In the following material, identify every line holding the string "size" and return it.

**Data lines**
_ _ _ _

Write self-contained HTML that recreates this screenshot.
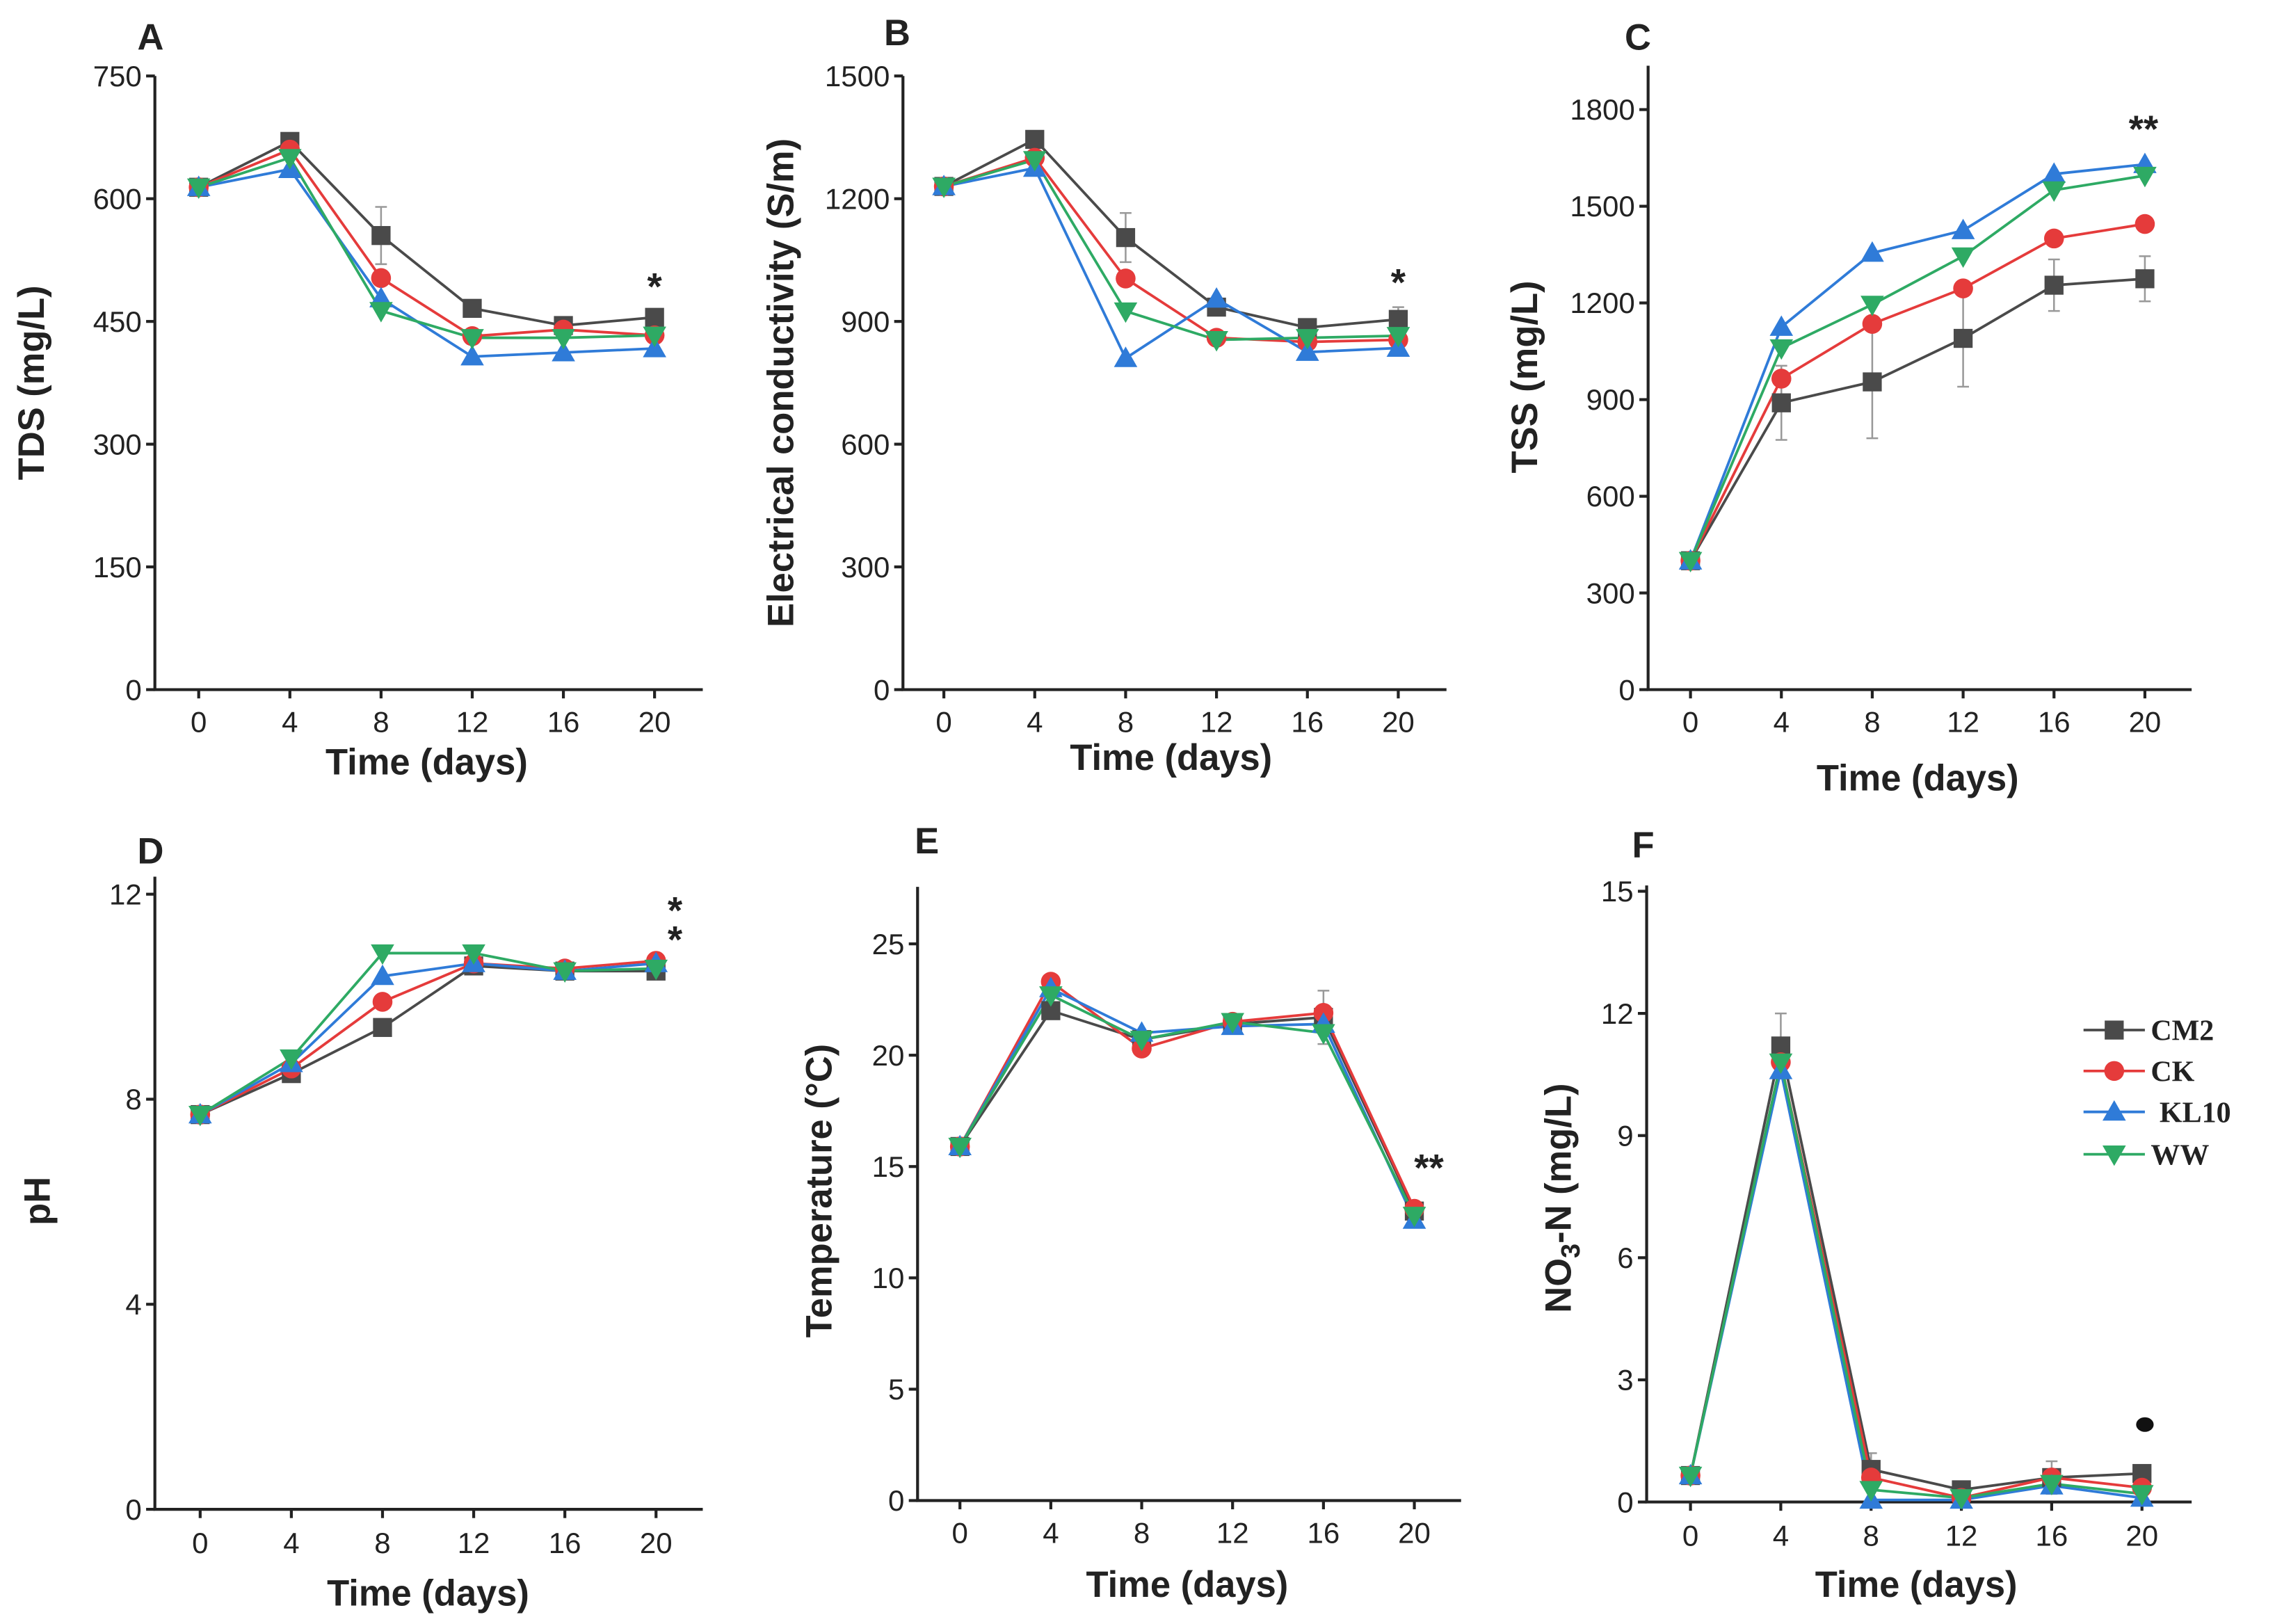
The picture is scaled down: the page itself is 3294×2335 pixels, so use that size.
<!DOCTYPE html>
<html><head><meta charset="utf-8"><style>
html,body{margin:0;padding:0;background:#fff}
svg{display:block}
text{font-family:"Liberation Sans",Arial,sans-serif;fill:#222}
.tick{font-size:20px}
.title{font-size:25px;font-weight:bold}
.panel{font-size:25px;font-weight:bold}
.leg{font-family:"Liberation Serif",serif;font-size:20px;font-weight:bold}
</style></head><body>
<svg id="fig" width="3294" height="2335" viewBox="0 0 1568 1111.5" preserveAspectRatio="none" xmlns="http://www.w3.org/2000/svg"></svg>
<script>
const days=[0,4,8,12,16,20];
const xTicks=[0,4,8,12,16,20];
const seriesNames=["CM2","CK","KL10","WW"];
const seriesColors=["#4a4a4a","#e53b3b","#2f7bd8","#2eaa64"];
// A TDS
const tdsTicks=[0,150,300,450,600,750];
const tdsCM2=[614,670,555,466,445,455];
const tdsCK=[614,660,503,432,440,433];
const tdsKL10=[614,636,478,407,412,417];
const tdsWW=[614,650,463,430,430,433];
const tdsErrCM2=[0,5,35,5,10,10];
// B EC
const ecTicks=[0,300,600,900,1200,1500];
const ecCM2=[1230,1345,1105,935,885,905];
const ecCK=[1230,1300,1005,860,850,855];
const ecKL10=[1230,1275,810,955,825,835];
const ecWW=[1230,1295,925,855,860,865];
const ecErrCM2=[0,10,60,20,20,30];
// C TSS
const tssTicks=[0,300,600,900,1200,1500,1800];
const tssCM2=[400,890,955,1090,1255,1275];
const tssCK=[400,965,1135,1245,1400,1445];
const tssKL10=[400,1125,1355,1425,1600,1630];
const tssWW=[400,1060,1195,1345,1550,1595];
const tssErrCM2=[0,115,175,150,80,70];
// D pH
const phTicks=[0,4,8,12];
const phCM2=[7.7,8.5,9.4,10.6,10.5,10.5];
const phCK=[7.7,8.6,9.9,10.65,10.55,10.7];
const phKL10=[7.7,8.7,10.4,10.65,10.5,10.65];
const phWW=[7.7,8.8,10.85,10.85,10.5,10.55];
const phErrCM2=[0,0,0,0,0,0];
// E Temperature
const tempTicks=[0,5,10,15,20,25];
const tempCM2=[15.9,22.0,20.7,21.4,21.7,13.0];
const tempCK=[15.9,23.3,20.3,21.5,21.9,13.1];
const tempKL10=[15.9,23.0,21.0,21.3,21.4,12.6];
const tempWW=[15.9,22.7,20.7,21.5,21.0,12.8];
const tempErrCM2=[0,0,0,0,1.2,0];
// F NO3-N
const no3Ticks=[0,3,6,9,12,15];
const no3CM2=[0.65,11.2,0.8,0.3,0.6,0.7];
const no3CK=[0.65,10.8,0.6,0.1,0.6,0.35];
const no3KL10=[0.65,10.6,0.05,0.05,0.4,0.1];
const no3WW=[0.65,10.8,0.3,0.1,0.45,0.2];
const no3ErrCM2=[0,0.8,0.4,0,0.4,0];

const NS="http://www.w3.org/2000/svg";
const svg=document.getElementById('fig');
function el(tag,attrs,parent,txt){const e=document.createElementNS(NS,tag);for(const k in attrs)e.setAttribute(k,attrs[k]);if(txt!==undefined)e.textContent=txt;(parent||svg).appendChild(e);return e;}

const panels=[
 {id:"a",letter:"A",lx:94,ly:34,ax:106,x0:136,x1:448,xend:481,ymin:0,ymax:750,y0:472,y1:52,axTop:52,ticks:tdsTicks,data:[tdsCM2,tdsCK,tdsKL10,tdsWW],err:tdsErrCM2,xlabY:530,tickY:501,ytitle:"TDS (mg/L)",ytX:30,ytY:262},
 {id:"b",letter:"B",lx:605,ly:31,ax:618,x0:646,x1:957,xend:990,ymin:0,ymax:1500,y0:472,y1:52,axTop:52,ticks:ecTicks,data:[ecCM2,ecCK,ecKL10,ecWW],err:ecErrCM2,xlabY:527,tickY:501,ytitle:"Electrical conductivity (S/m)",ytX:543,ytY:262},
 {id:"c",letter:"C",lx:1112,ly:34,ax:1128,x0:1157,x1:1468,xend:1500,ymin:0,ymax:1800,y0:472,y1:75,axTop:45,ticks:tssTicks,data:[tssCM2,tssCK,tssKL10,tssWW],err:tssErrCM2,xlabY:541,tickY:501,ytitle:"TSS (mg/L)",ytX:1052,ytY:258},
 {id:"d",letter:"D",lx:94,ly:591,ax:106,x0:137,x1:449,xend:481,ymin:0,ymax:12,y0:1033,y1:612,axTop:600,ticks:phTicks,data:[phCM2,phCK,phKL10,phWW],err:phErrCM2,xlabY:1099,tickY:1063,ytitle:"pH",ytX:34,ytY:822},
 {id:"e",letter:"E",lx:626,ly:584,ax:628,x0:657,x1:968,xend:1000,ymin:0,ymax:25,y0:1027,y1:646,axTop:607,ticks:tempTicks,data:[tempCM2,tempCK,tempKL10,tempWW],err:tempErrCM2,xlabY:1093,tickY:1056,ytitle:"Temperature (°C)",ytX:569,ytY:815},
 {id:"f",letter:"F",lx:1117,ly:587,ax:1127,x0:1157,x1:1466,xend:1500,ymin:0,ymax:15,y0:1028,y1:610,axTop:606,ticks:no3Ticks,data:[no3CM2,no3CK,no3KL10,no3WW],err:no3ErrCM2,xlabY:1093,tickY:1058,ytitle:"NO3-N (mg/L)",ytX:1075,ytY:820}
];

function marker(g,k,x,y,c){
  let m;
  if(k===0){m=el('rect',{x:x-6.5,y:y-6.5,width:13,height:13,fill:c},g);}
  else if(k===1){m=el('circle',{cx:x,cy:y,r:6.8,fill:c},g);}
  else if(k===2){m=el('polygon',{points:`${x},${y-8} ${x-8},${y+6} ${x+8},${y+6}`,fill:c},g);}
  else {m=el('polygon',{points:`${x},${y+8} ${x-8},${y-6} ${x+8},${y-6}`,fill:c},g);}
  
  
}

panels.forEach(p=>{
  const g=el('g',{});
  
  
  const xs=d=>p.x0+(d-xTicks[0])/(xTicks[xTicks.length-1]-xTicks[0])*(p.x1-p.x0);
  const ys=v=>p.y0-(v-p.ymin)/(p.ymax-p.ymin)*(p.y0-p.y1);
  const pl=el('text',{x:p.lx,y:p.ly,class:'panel'},g,p.letter);
  
  
  const ya=el('line',{x1:p.ax,y1:p.axTop,x2:p.ax,y2:p.y0,stroke:'#222','stroke-width':2},g);
  
  
  const xa=el('line',{x1:p.ax-1,y1:p.y0,x2:p.xend,y2:p.y0,stroke:'#222','stroke-width':2},g);
  
  
  p.ticks.forEach(t=>{
    const y=ys(t);
    el('line',{x1:p.ax-6,y1:y,x2:p.ax,y2:y,stroke:'#222','stroke-width':2},g);
    const tl=el('text',{x:p.ax-9,y:y+7,class:'tick','text-anchor':'end'},g,String(t));
    
    
  });
  xTicks.forEach(t=>{
    const x=xs(t);
    el('line',{x1:x,y1:p.y0,x2:x,y2:p.y0+6,stroke:'#222','stroke-width':2},g);
    const tl=el('text',{x:x,y:p.tickY,class:'tick','text-anchor':'middle'},g,String(t));
    
    
  });
  const xt=el('text',{x:(p.x0+p.x1)/2,y:p.xlabY,class:'title','text-anchor':'middle'},g,'Time (days)');
  
  
  let yt;
  if(p.id==='f'){
    yt=el('text',{x:p.ytX,y:p.ytY,class:'title','text-anchor':'middle',transform:`rotate(-90 ${p.ytX} ${p.ytY})`},g);
    el('tspan',{},yt,'NO');
    el('tspan',{'font-size':'18','dy':'6'},yt,'3');
    el('tspan',{'dy':'-6'},yt,'-N (mg/L)');
  } else {
    yt=el('text',{x:p.ytX,y:p.ytY,class:'title','text-anchor':'middle',transform:`rotate(-90 ${p.ytX} ${p.ytY})`},g,p.ytitle);
  }
  
  
  p.err.forEach((e,i)=>{
    if(e>0){
      const x=xs(days[i]);
      el('line',{x1:x,y1:ys(p.data[0][i]-e),x2:x,y2:ys(p.data[0][i]+e),stroke:'#999','stroke-width':1.2},g);
      el('line',{x1:x-4,y1:ys(p.data[0][i]+e),x2:x+4,y2:ys(p.data[0][i]+e),stroke:'#999','stroke-width':1.2},g);
      el('line',{x1:x-4,y1:ys(p.data[0][i]-e),x2:x+4,y2:ys(p.data[0][i]-e),stroke:'#999','stroke-width':1.2},g);
    }
  });
  p.data.forEach((arr,k)=>{
    const pts=arr.map((v,i)=>xs(days[i])+','+ys(v)).join(' ');
    const ln=el('polyline',{points:pts,fill:'none',stroke:seriesColors[k],'stroke-width':1.8},g);
    
    
  });
  p.data.forEach((arr,k)=>{arr.forEach((v,i)=>marker(g,k,xs(days[i]),ys(v),seriesColors[k]));});
});

function ann(x,y,t,fs){const a=el('text',{x:x,y:y,'text-anchor':'middle','font-size':fs||26,'font-weight':'bold'},svg,t);

}
ann(448,205,'*');ann(957,202,'*');ann(1467,97,'**');
ann(462,632,'*');ann(462,652,'*');ann(978,808,'**');
const dot=el('ellipse',{cx:1468,cy:975,rx:6,ry:5,fill:'#111'});



const lg=el('g',{});


const legY=[705,733,761,790];
seriesNames.forEach((n,k)=>{
  const y=legY[k];
  const ln=el('line',{x1:1426,y1:y,x2:1468,y2:y,stroke:seriesColors[k],'stroke-width':1.8},lg);
  
  
  marker(lg,k,1447,y,seriesColors[k]);
  const t=el('text',{x:k===2?1478:1472,y:y+7,class:'leg'},lg,n);
  
  
});
</script>
</body></html>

_ _ _ _

**Correct result**
The picture is scaled down: the page itself is 3294×2335 pixels, so use that size.
.tick{font-size:20px}
.title{font-size:25px;font-weight:bold}
.panel{font-size:25px;font-weight:bold}
.leg{font-family:"Liberation Serif",serif;font-size:20px;font-weight:bold}
    el('tspan',{'font-size':'18','dy':'6'},yt,'3');
function ann(x,y,t,fs){const a=el('text',{x:x,y:y,'text-anchor':'middle','font-size':fs||26,'font-weight':'bold'},svg,t);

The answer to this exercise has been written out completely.